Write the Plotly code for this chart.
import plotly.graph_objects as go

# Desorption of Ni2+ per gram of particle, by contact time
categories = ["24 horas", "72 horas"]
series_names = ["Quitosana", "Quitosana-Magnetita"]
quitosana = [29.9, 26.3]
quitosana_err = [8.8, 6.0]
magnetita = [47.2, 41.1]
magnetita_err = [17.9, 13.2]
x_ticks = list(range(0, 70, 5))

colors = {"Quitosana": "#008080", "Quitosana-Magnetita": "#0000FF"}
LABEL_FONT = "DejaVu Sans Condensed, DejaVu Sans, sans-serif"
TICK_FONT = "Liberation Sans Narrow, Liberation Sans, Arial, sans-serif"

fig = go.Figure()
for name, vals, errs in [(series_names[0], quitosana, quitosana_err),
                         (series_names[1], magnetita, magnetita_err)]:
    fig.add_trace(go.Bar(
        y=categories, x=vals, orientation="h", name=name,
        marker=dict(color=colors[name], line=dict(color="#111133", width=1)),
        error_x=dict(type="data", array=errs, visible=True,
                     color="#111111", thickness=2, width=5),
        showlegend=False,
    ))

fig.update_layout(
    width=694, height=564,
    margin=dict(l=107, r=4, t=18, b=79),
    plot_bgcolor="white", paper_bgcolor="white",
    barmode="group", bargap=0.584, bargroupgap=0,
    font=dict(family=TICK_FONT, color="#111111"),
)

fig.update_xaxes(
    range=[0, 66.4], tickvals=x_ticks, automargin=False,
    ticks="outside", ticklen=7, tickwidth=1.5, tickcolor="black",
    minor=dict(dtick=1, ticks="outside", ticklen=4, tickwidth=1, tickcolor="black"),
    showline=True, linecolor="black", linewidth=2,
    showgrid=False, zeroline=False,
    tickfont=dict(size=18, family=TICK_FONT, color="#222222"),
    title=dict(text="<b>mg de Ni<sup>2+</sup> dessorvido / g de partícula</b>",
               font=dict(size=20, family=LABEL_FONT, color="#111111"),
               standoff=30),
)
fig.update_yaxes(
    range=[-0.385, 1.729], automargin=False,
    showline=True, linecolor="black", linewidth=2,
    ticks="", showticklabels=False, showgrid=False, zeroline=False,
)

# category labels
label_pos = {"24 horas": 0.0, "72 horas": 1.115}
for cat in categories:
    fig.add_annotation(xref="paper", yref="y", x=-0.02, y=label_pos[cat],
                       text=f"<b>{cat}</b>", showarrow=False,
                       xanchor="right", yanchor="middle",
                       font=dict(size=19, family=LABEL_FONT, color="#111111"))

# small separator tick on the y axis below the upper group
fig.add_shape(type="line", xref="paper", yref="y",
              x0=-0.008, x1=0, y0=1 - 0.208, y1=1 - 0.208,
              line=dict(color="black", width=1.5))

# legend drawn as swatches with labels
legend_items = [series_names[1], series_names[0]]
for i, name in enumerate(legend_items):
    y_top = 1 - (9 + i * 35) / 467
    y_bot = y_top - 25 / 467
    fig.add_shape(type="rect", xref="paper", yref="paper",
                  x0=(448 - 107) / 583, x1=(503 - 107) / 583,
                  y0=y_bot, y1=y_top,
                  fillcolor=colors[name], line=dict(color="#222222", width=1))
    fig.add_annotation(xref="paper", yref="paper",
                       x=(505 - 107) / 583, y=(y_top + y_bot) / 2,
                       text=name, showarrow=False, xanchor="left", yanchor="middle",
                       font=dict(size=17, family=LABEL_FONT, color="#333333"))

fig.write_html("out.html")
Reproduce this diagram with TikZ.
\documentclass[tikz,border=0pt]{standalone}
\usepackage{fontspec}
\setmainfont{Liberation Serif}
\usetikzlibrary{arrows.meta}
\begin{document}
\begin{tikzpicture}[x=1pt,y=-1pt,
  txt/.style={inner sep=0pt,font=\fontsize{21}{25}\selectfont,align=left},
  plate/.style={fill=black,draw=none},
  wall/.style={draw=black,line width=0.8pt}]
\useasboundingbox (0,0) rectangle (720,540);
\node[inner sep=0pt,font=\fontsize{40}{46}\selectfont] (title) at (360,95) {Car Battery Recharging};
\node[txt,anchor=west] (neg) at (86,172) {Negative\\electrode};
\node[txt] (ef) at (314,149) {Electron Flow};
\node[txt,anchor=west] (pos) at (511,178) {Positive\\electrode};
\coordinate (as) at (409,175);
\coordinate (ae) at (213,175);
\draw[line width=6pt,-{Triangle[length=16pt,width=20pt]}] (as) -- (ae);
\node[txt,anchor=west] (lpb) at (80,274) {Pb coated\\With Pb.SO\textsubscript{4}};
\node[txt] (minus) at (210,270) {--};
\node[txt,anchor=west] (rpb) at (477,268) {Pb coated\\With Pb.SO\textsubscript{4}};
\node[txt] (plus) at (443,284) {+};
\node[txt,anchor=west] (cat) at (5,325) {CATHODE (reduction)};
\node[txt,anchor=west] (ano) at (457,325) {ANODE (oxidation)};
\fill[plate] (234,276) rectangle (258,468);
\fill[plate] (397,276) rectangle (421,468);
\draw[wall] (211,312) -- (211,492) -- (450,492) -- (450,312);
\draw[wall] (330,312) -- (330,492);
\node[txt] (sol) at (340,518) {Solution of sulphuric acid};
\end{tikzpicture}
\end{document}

▸ **Stated exercise**: Reproduce the listing above word for word.

▸ **Task output**:
Write the Plotly code for this chart.
import plotly.graph_objects as go

# Desorption of Ni2+ per gram of particle, by contact time
categories = ["24 horas", "72 horas"]
series_names = ["Quitosana", "Quitosana-Magnetita"]
quitosana = [29.9, 26.3]
quitosana_err = [8.8, 6.0]
magnetita = [47.2, 41.1]
magnetita_err = [17.9, 13.2]
x_ticks = list(range(0, 70, 5))

colors = {"Quitosana": "#008080", "Quitosana-Magnetita": "#0000FF"}
LABEL_FONT = "DejaVu Sans Condensed, DejaVu Sans, sans-serif"
TICK_FONT = "Liberation Sans Narrow, Liberation Sans, Arial, sans-serif"

fig = go.Figure()
for name, vals, errs in [(series_names[0], quitosana, quitosana_err),
                         (series_names[1], magnetita, magnetita_err)]:
    fig.add_trace(go.Bar(
        y=categories, x=vals, orientation="h", name=name,
        marker=dict(color=colors[name], line=dict(color="#111133", width=1)),
        error_x=dict(type="data", array=errs, visible=True,
                     color="#111111", thickness=2, width=5),
        showlegend=False,
    ))

fig.update_layout(
    width=694, height=564,
    margin=dict(l=107, r=4, t=18, b=79),
    plot_bgcolor="white", paper_bgcolor="white",
    barmode="group", bargap=0.584, bargroupgap=0,
    font=dict(family=TICK_FONT, color="#111111"),
)

fig.update_xaxes(
    range=[0, 66.4], tickvals=x_ticks, automargin=False,
    ticks="outside", ticklen=7, tickwidth=1.5, tickcolor="black",
    minor=dict(dtick=1, ticks="outside", ticklen=4, tickwidth=1, tickcolor="black"),
    showline=True, linecolor="black", linewidth=2,
    showgrid=False, zeroline=False,
    tickfont=dict(size=18, family=TICK_FONT, color="#222222"),
    title=dict(text="<b>mg de Ni<sup>2+</sup> dessorvido / g de partícula</b>",
               font=dict(size=20, family=LABEL_FONT, color="#111111"),
               standoff=30),
)
fig.update_yaxes(
    range=[-0.385, 1.729], automargin=False,
    showline=True, linecolor="black", linewidth=2,
    ticks="", showticklabels=False, showgrid=False, zeroline=False,
)

# category labels
label_pos = {"24 horas": 0.0, "72 horas": 1.115}
for cat in categories:
    fig.add_annotation(xref="paper", yref="y", x=-0.02, y=label_pos[cat],
                       text=f"<b>{cat}</b>", showarrow=False,
                       xanchor="right", yanchor="middle",
                       font=dict(size=19, family=LABEL_FONT, color="#111111"))

# small separator tick on the y axis below the upper group
fig.add_shape(type="line", xref="paper", yref="y",
              x0=-0.008, x1=0, y0=1 - 0.208, y1=1 - 0.208,
              line=dict(color="black", width=1.5))

# legend drawn as swatches with labels
legend_items = [series_names[1], series_names[0]]
for i, name in enumerate(legend_items):
    y_top = 1 - (9 + i * 35) / 467
    y_bot = y_top - 25 / 467
    fig.add_shape(type="rect", xref="paper", yref="paper",
                  x0=(448 - 107) / 583, x1=(503 - 107) / 583,
                  y0=y_bot, y1=y_top,
                  fillcolor=colors[name], line=dict(color="#222222", width=1))
    fig.add_annotation(xref="paper", yref="paper",
                       x=(505 - 107) / 583, y=(y_top + y_bot) / 2,
                       text=name, showarrow=False, xanchor="left", yanchor="middle",
                       font=dict(size=17, family=LABEL_FONT, color="#333333"))

fig.write_html("out.html")
Reproduce this diagram with TikZ.
\documentclass[tikz,border=0pt]{standalone}
\usepackage{fontspec}
\setmainfont{Liberation Serif}
\usetikzlibrary{arrows.meta}
\begin{document}
\begin{tikzpicture}[x=1pt,y=-1pt,
  txt/.style={inner sep=0pt,font=\fontsize{21}{25}\selectfont,align=left},
  plate/.style={fill=black,draw=none},
  wall/.style={draw=black,line width=0.8pt}]
\useasboundingbox (0,0) rectangle (720,540);
\node[inner sep=0pt,font=\fontsize{40}{46}\selectfont] (title) at (360,95) {Car Battery Recharging};
\node[txt,anchor=west] (neg) at (86,172) {Negative\\electrode};
\node[txt] (ef) at (314,149) {Electron Flow};
\node[txt,anchor=west] (pos) at (511,178) {Positive\\electrode};
\coordinate (as) at (409,175);
\coordinate (ae) at (213,175);
\draw[line width=6pt,-{Triangle[length=16pt,width=20pt]}] (as) -- (ae);
\node[txt,anchor=west] (lpb) at (80,274) {Pb coated\\With Pb.SO\textsubscript{4}};
\node[txt] (minus) at (210,270) {--};
\node[txt,anchor=west] (rpb) at (477,268) {Pb coated\\With Pb.SO\textsubscript{4}};
\node[txt] (plus) at (443,284) {+};
\node[txt,anchor=west] (cat) at (5,325) {CATHODE (reduction)};
\node[txt,anchor=west] (ano) at (457,325) {ANODE (oxidation)};
\fill[plate] (234,276) rectangle (258,468);
\fill[plate] (397,276) rectangle (421,468);
\draw[wall] (211,312) -- (211,492) -- (450,492) -- (450,312);
\draw[wall] (330,312) -- (330,492);
\node[txt] (sol) at (340,518) {Solution of sulphuric acid};
\end{tikzpicture}
\end{document}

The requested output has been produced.